What does that mean exactly? It means that we wrote code that looked, to a large extent, like it was written like the same guy. We put 2 blank lines between regions. Members had a specific way of documenting. We even used the same idioms for creating empty lists etc. (Java).

If we paired with someone and saw him indent the code the wrong way, we’d go all OCD until it was fixed. And it was regarded totally OK. We didn’t feel like we were nitpicking on each other. It was the way things got done. I even know a guy that would notice extra whitespace at the end of lines (without any IDE help).

Ever since, whenever I see code written with careless indentation and whitespace I feel like the coder who wrote that just doesn’t care enough for the craft. Yes, No Whitespace – No Care!

What’s the big deal?

If code isn’t written in a consistent style in your team, whenever you come across code with the spacing a bit wrong, the first thing your head’s going to process is “I didn’t write this.” This is a natural feeling, and as we all know coders have a hard to restrain impulse to rewrite any piece of code they didn’t write. Once all the code looks the same, that feeling isn’t that hard and you can actually focus on the code itself and have a better sense of ownership. I know, it sounds stupid, but that’s the way our stupid minds work in.

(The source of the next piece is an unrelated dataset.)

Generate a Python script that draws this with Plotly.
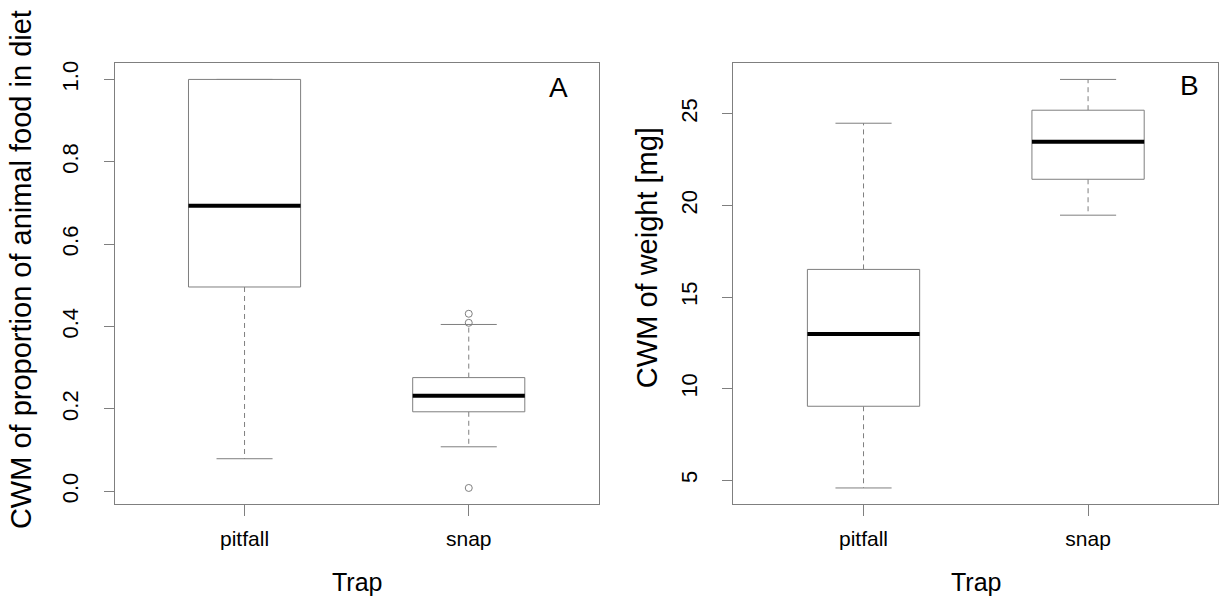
import plotly.graph_objects as go

# ---------------- data ----------------
categories = ["pitfall", "snap"]

# Panel A: CWM of proportion of animal food in diet
a_lower = [0.079, 0.108]
a_q1 = [0.496, 0.193]
a_median = [0.693, 0.232]
a_q3 = [1.000, 0.276]
a_upper = [1.000, 0.405]
a_out_cat = ["snap", "snap", "snap"]
a_out_val = [0.431, 0.409, 0.008]
a_ticks = [0.0, 0.2, 0.4, 0.6, 0.8, 1.0]
a_ticklabels = ["0.0", "0.2", "0.4", "0.6", "0.8", "1.0"]

# Panel B: CWM of weight [mg]
b_lower = [4.58, 19.47]
b_q1 = [9.04, 21.43]
b_median = [12.98, 23.48]
b_q3 = [16.51, 25.20]
b_upper = [24.49, 26.88]
b_out_cat = []
b_out_val = []
b_ticks = [5, 10, 15, 20, 25]
b_ticklabels = ["5", "10", "15", "20", "25"]

# ---------------- style ----------------
W, H = 1220, 596
FONT = "Liberation Sans, Arial, Helvetica, sans-serif"
GRAY = "#7f7f7f"
HALF_BOX = 0.25
HALF_CAP = 0.125

fig = go.Figure()


def add_boxes(xa, ya, lower, q1, med, q3, upper, out_cat, out_val):
    pos = {c: i + 1 for i, c in enumerate(categories)}
    for i, c in enumerate(categories):
        x0 = pos[c]
        # whiskers (dashed)
        fig.add_trace(go.Scatter(
            x=[x0, x0, None, x0, x0], y=[q3[i], upper[i], None, q1[i], lower[i]],
            mode="lines", line=dict(color=GRAY, width=1, dash="5px,4px"),
            xaxis=xa, yaxis=ya, showlegend=False, hoverinfo="skip"))
        # staples
        fig.add_trace(go.Scatter(
            x=[x0 - HALF_CAP, x0 + HALF_CAP, None, x0 - HALF_CAP, x0 + HALF_CAP],
            y=[upper[i], upper[i], None, lower[i], lower[i]],
            mode="lines", line=dict(color=GRAY, width=1),
            xaxis=xa, yaxis=ya, showlegend=False, hoverinfo="skip"))
        # box
        fig.add_trace(go.Scatter(
            x=[x0 - HALF_BOX, x0 + HALF_BOX, x0 + HALF_BOX, x0 - HALF_BOX, x0 - HALF_BOX],
            y=[q1[i], q1[i], q3[i], q3[i], q1[i]],
            mode="lines", line=dict(color=GRAY, width=1),
            fill="toself", fillcolor="white",
            xaxis=xa, yaxis=ya, showlegend=False, hoverinfo="skip"))
        # median
        fig.add_trace(go.Scatter(
            x=[x0 - HALF_BOX, x0 + HALF_BOX], y=[med[i], med[i]],
            mode="lines", line=dict(color="black", width=4),
            xaxis=xa, yaxis=ya, showlegend=False, hoverinfo="skip"))
    if out_val:
        fig.add_trace(go.Scatter(
            x=[pos[c] for c in out_cat], y=out_val, mode="markers",
            marker=dict(symbol="circle-open", size=7, color=GRAY, line=dict(width=1, color=GRAY)),
            xaxis=xa, yaxis=ya, showlegend=False, hoverinfo="skip"))


add_boxes("x", "y", a_lower, a_q1, a_median, a_q3, a_upper, a_out_cat, a_out_val)
add_boxes("x2", "y2", b_lower, b_q1, b_median, b_q3, b_upper, b_out_cat, b_out_val)


def yrange(vals):
    lo, hi = min(vals), max(vals)
    ext = 0.04 * (hi - lo)
    return [lo - ext, hi + ext]


a_all = a_lower + a_upper + a_out_val
b_all = b_lower + b_upper + b_out_val
n = len(categories)
xr = [0.5 - 0.04 * n, n + 0.5 + 0.04 * n]

# plot regions in pixels
ax_l, ax_r = 114.5, 598.8
bx_l, bx_r = 733.3, 1218.3
p_top, p_bot = 61.3, 504.0

common_x = dict(range=xr, tickvals=list(range(1, n + 1)), ticktext=categories,
                ticks="outside", ticklen=11, tickcolor=GRAY, tickwidth=1,
                showline=True, mirror=True, linecolor=GRAY, linewidth=1,
                showgrid=False, zeroline=False,
                tickfont=dict(family=FONT, size=21, color="black"),
                ticklabelstandoff=4, fixedrange=True)
common_y = dict(ticks="outside", ticklen=10, tickcolor=GRAY, tickwidth=1,
                showline=True, mirror=True, linecolor=GRAY, linewidth=1,
                showgrid=False, zeroline=False, tickangle=-90,
                tickfont=dict(family=FONT, size=22, color="black"),
                ticklabelstandoff=17, fixedrange=True,
                domain=[(H - p_bot) / H, (H - p_top) / H])

fig.update_layout(
    width=W, height=H,
    margin=dict(l=0, r=0, t=0, b=0),
    paper_bgcolor="white", plot_bgcolor="white",
    xaxis=dict(domain=[ax_l / W, ax_r / W], anchor="y", **common_x),
    yaxis=dict(anchor="x", range=yrange(a_all), tickvals=a_ticks, ticktext=a_ticklabels, **common_y),
    xaxis2=dict(domain=[bx_l / W, bx_r / W], anchor="y2", **common_x),
    yaxis2=dict(anchor="x2", range=yrange(b_all), tickvals=b_ticks, ticktext=b_ticklabels, **common_y),
    font=dict(family=FONT, color="black"),
)


def ann(text, px, py, size, angle=0):
    fig.add_annotation(text=text, x=px / W, y=1 - py / H, xref="paper", yref="paper",
                       xanchor="center", yanchor="middle", showarrow=False,
                       textangle=angle, font=dict(family=FONT, size=size, color="black"))


# axis titles
ann("CWM of proportion of animal food in diet", 21, 269, 29, -90)
ann("CWM of weight [mg]", 647, 257, 29, -90)
ann("Trap", (ax_l + ax_r) / 2, 582, 25)
ann("Trap", (bx_l + bx_r) / 2, 582, 25)
# panel letters
ann("A", 558, 86, 28)
ann("B", 1189, 84, 28)

fig.write_html(
    "out.html",
    config={"displayModeBar": False, "staticPlot": True},
    post_script="document.body.style.margin='0';document.body.style.overflow='hidden';",
)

A big part of the Extreme Programming principle Collective Code Ownership is obtained by simply keeping a consistent style. Anything important enough to become a core value of the only methodology that works must be worth the effort to take notice of.

The next time you see code with reckless spacing, change it and let your teammates know. It might be hard at first but the end goal is important – the ability to fluidly read code, without feeling like you’re wearing someone else’s shoes.